→ Collected data:

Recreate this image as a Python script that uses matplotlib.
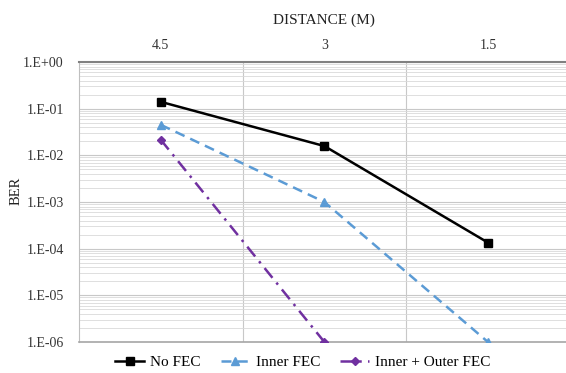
import matplotlib
matplotlib.use("Agg")
import matplotlib.pyplot as plt
from matplotlib.ticker import FixedLocator, LogLocator, NullFormatter

plt.rcParams['font.family'] = ['Liberation Serif', 'DejaVu Serif']

# distances along the top axis and BER per scheme
distances = ['4.5', '3', '1.5']
ber_no_fec = [0.14, 0.0158, 1.35e-4]
ber_inner = [0.045, 1.0e-3, 1.0e-6]
ber_inner_outer = [0.0215, 1.0e-6]
y_ticks = [1, 1e-1, 1e-2, 1e-3, 1e-4, 1e-5, 1e-6]
y_tick_labels = ['1.E+00', '1.E-01', '1.E-02', '1.E-03', '1.E-04', '1.E-05', '1.E-06']

fig = plt.figure(figsize=(5.66, 3.73), dpi=100)
ax = fig.add_axes([0.1396, 0.0831, 0.867, 0.7507])

x = list(range(len(distances)))
ax.plot(x, ber_no_fec, color='black', lw=1.8, marker='s', ms=5.5,
        label='No FEC', zorder=5)
ax.plot(x, ber_inner, color='#5B9BD5', lw=1.8, ls=(0, (4, 2.5)), marker='^', ms=5.5,
        label='Inner FEC', zorder=4)
ax.plot(x[:len(ber_inner_outer)], ber_inner_outer, color='#7030A0', lw=1.8,
        ls=(0, (5, 2.5, 1, 2.5)), marker='D', ms=4.5,
        label='Inner + Outer FEC', zorder=4)

ax.set_yscale('log')
ax.set_ylim(1e-6, 1)
ax.set_xlim(-0.5, 2.5)

ax.yaxis.set_major_locator(FixedLocator(y_ticks))
ax.set_yticklabels(y_tick_labels)
ax.yaxis.set_minor_locator(LogLocator(base=10, subs=range(2, 10)))
ax.yaxis.set_minor_formatter(NullFormatter())

ax.xaxis.tick_top()
ax.xaxis.set_label_position('top')
ax.set_xticks(x)
ax.set_xticklabels(distances)
ax.set_xticks([0.5, 1.5], minor=True)
ax.set_xlabel('DISTANCE (M)', fontsize=11, color='#222222', labelpad=11)
ax.set_ylabel('BER', fontsize=10.5, color='#222222')
ax.yaxis.set_label_coords(-0.115, 0.54)

ax.tick_params(which='both', length=0)
ax.tick_params(axis='both', labelsize=10, colors='#333333', pad=7)
ax.tick_params(axis='y', pad=11)

ax.grid(which='major', axis='y', color='#c8c8c8', lw=0.8)
ax.grid(which='minor', axis='y', color='#d9d9d9', lw=0.6)
ax.grid(which='minor', axis='x', color='#c8c8c8', lw=0.8)
ax.set_axisbelow(True)

ax.spines['top'].set_color('#808080')
ax.spines['top'].set_linewidth(1.5)
ax.spines['bottom'].set_color('#a6a6a6')
ax.spines['bottom'].set_linewidth(1.2)
ax.spines['left'].set_color('#bfbfbf')
ax.spines['left'].set_linewidth(0.8)
ax.spines['right'].set_visible(False)

fig.legend(loc='center', bbox_to_anchor=(0.535, 0.028), ncol=3, frameon=False,
           fontsize=11, handlelength=1.9, columnspacing=1.3, handletextpad=0.4)

fig.savefig('out.png', dpi=100)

→ What to produce:
Pull every line containing "matplotlib" from the material above.

→ Problem solution:
Recreate this image as a Python script that uses matplotlib.
import matplotlib
matplotlib.use("Agg")
import matplotlib.pyplot as plt
from matplotlib.ticker import FixedLocator, LogLocator, NullFormatter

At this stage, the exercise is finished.